# Extracted entries

━━━━━━━━━━━━━━━━━━━━

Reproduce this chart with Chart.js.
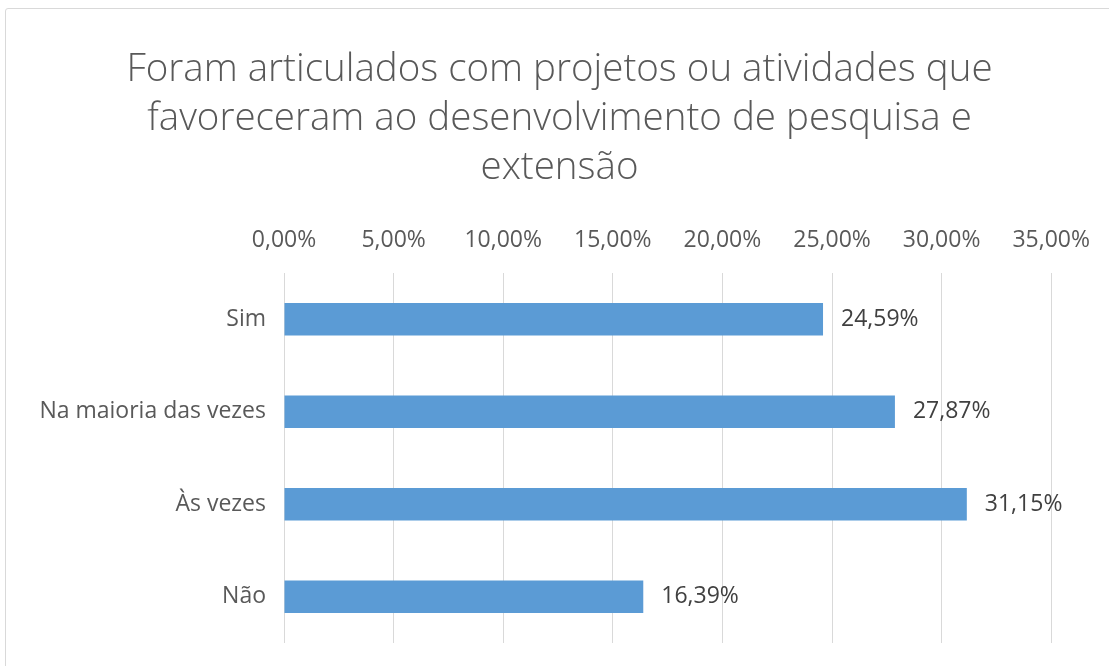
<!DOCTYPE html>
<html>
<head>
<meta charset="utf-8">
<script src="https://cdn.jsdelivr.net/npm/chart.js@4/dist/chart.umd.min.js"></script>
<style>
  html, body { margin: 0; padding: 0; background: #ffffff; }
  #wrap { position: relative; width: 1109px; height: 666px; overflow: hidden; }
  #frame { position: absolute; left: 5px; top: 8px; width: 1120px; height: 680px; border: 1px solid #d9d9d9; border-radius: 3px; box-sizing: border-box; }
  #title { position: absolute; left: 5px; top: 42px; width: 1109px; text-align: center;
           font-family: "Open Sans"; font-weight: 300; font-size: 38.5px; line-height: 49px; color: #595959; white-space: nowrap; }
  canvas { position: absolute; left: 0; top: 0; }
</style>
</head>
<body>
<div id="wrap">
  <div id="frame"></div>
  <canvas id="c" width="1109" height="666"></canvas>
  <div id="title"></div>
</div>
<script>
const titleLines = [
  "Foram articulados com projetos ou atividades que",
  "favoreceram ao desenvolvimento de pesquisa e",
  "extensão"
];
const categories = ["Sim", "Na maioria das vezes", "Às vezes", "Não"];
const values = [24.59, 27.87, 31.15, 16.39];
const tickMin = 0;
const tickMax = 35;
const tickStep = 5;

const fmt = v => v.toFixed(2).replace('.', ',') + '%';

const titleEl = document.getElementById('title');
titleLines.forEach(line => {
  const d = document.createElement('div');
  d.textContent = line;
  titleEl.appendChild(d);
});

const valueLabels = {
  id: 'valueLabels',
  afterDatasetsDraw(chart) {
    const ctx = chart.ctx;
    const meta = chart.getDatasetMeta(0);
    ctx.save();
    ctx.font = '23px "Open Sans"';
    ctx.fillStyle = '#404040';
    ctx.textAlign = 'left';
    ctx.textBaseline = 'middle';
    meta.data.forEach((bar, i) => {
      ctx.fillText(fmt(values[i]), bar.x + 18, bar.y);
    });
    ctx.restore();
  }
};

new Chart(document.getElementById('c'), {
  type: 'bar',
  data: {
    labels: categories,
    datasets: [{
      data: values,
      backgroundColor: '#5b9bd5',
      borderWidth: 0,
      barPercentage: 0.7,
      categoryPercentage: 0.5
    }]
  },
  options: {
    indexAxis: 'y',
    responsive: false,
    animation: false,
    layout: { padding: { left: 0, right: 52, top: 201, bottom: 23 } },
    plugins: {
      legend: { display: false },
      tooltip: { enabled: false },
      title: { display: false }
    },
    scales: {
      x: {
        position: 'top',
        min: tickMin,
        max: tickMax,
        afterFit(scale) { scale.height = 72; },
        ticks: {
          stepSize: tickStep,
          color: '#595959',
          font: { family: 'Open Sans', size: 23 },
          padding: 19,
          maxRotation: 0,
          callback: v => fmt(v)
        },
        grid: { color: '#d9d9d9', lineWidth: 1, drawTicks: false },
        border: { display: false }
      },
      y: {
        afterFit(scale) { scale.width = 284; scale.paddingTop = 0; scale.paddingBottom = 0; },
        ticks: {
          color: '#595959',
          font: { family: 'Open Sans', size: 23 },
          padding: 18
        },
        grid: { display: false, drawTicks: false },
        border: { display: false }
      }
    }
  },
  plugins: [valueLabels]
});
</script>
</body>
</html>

━━━━━━━━━━━━━━━━━━━━

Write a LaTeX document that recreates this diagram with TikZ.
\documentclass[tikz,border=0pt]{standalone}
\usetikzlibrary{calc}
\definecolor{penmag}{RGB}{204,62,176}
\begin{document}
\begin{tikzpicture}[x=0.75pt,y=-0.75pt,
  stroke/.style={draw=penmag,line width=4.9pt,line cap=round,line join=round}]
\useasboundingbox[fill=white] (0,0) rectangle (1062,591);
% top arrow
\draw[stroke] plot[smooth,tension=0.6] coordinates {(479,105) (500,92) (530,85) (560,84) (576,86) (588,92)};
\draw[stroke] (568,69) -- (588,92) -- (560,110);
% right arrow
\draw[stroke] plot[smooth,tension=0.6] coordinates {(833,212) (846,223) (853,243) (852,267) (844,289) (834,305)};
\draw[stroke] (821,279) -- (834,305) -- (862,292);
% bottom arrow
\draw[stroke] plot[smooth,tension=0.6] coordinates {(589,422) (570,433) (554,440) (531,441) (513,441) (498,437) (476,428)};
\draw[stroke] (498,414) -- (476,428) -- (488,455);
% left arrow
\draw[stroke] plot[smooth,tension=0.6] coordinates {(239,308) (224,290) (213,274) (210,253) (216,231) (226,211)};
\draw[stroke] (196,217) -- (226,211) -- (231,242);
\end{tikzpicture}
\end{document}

━━━━━━━━━━━━━━━━━━━━

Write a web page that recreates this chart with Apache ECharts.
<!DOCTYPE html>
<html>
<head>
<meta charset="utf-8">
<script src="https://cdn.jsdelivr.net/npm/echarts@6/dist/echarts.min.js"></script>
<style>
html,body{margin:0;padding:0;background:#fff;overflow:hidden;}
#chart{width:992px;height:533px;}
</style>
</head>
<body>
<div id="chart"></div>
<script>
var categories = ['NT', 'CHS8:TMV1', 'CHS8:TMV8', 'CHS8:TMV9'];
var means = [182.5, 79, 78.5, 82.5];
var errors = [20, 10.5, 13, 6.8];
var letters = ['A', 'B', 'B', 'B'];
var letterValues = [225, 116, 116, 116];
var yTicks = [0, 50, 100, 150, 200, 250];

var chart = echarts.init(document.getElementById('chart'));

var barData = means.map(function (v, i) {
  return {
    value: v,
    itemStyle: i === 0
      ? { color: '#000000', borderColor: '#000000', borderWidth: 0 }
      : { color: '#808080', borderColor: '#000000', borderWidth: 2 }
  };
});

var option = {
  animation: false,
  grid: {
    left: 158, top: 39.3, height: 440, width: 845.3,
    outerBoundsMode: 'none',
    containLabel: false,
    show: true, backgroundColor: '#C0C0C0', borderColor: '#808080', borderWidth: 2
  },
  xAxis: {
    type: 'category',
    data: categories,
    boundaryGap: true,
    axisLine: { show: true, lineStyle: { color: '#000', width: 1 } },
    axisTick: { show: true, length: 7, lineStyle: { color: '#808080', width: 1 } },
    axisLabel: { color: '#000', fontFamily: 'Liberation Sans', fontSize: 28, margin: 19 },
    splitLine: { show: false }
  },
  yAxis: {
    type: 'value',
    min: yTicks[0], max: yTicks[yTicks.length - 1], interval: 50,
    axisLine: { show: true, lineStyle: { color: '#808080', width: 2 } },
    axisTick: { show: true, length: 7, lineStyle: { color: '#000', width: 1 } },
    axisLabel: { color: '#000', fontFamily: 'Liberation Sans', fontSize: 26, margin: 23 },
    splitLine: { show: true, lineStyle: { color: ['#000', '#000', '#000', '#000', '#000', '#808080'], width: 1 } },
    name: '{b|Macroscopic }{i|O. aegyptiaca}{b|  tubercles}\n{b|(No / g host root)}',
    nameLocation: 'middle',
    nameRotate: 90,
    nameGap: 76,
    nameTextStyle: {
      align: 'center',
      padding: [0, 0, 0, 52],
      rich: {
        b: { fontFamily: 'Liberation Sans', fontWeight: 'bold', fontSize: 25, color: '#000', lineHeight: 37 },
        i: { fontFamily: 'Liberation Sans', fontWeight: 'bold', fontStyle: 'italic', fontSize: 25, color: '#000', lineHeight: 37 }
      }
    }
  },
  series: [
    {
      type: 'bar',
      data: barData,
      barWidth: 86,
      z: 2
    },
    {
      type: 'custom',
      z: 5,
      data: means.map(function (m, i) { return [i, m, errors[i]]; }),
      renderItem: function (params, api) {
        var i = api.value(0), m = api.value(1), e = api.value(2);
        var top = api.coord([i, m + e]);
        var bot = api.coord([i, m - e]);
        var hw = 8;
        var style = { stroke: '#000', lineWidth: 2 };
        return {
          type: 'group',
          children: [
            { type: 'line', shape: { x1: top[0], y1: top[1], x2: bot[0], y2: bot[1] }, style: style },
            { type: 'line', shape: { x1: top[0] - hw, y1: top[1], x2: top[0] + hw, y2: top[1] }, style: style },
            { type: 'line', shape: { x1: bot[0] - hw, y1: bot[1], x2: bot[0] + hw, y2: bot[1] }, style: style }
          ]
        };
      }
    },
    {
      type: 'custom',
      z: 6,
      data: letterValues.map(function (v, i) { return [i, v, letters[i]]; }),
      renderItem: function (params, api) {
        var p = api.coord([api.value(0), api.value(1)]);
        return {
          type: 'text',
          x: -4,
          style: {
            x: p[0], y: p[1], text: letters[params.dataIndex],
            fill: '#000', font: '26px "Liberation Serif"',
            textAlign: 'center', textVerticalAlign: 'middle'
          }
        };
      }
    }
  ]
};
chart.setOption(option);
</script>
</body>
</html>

━━━━━━━━━━━━━━━━━━━━

# Stated exercise
Select all lines in the listing above where the word "recreates" appears, and show them.

# Reply
Write a LaTeX document that recreates this diagram with TikZ.
Write a web page that recreates this chart with Apache ECharts.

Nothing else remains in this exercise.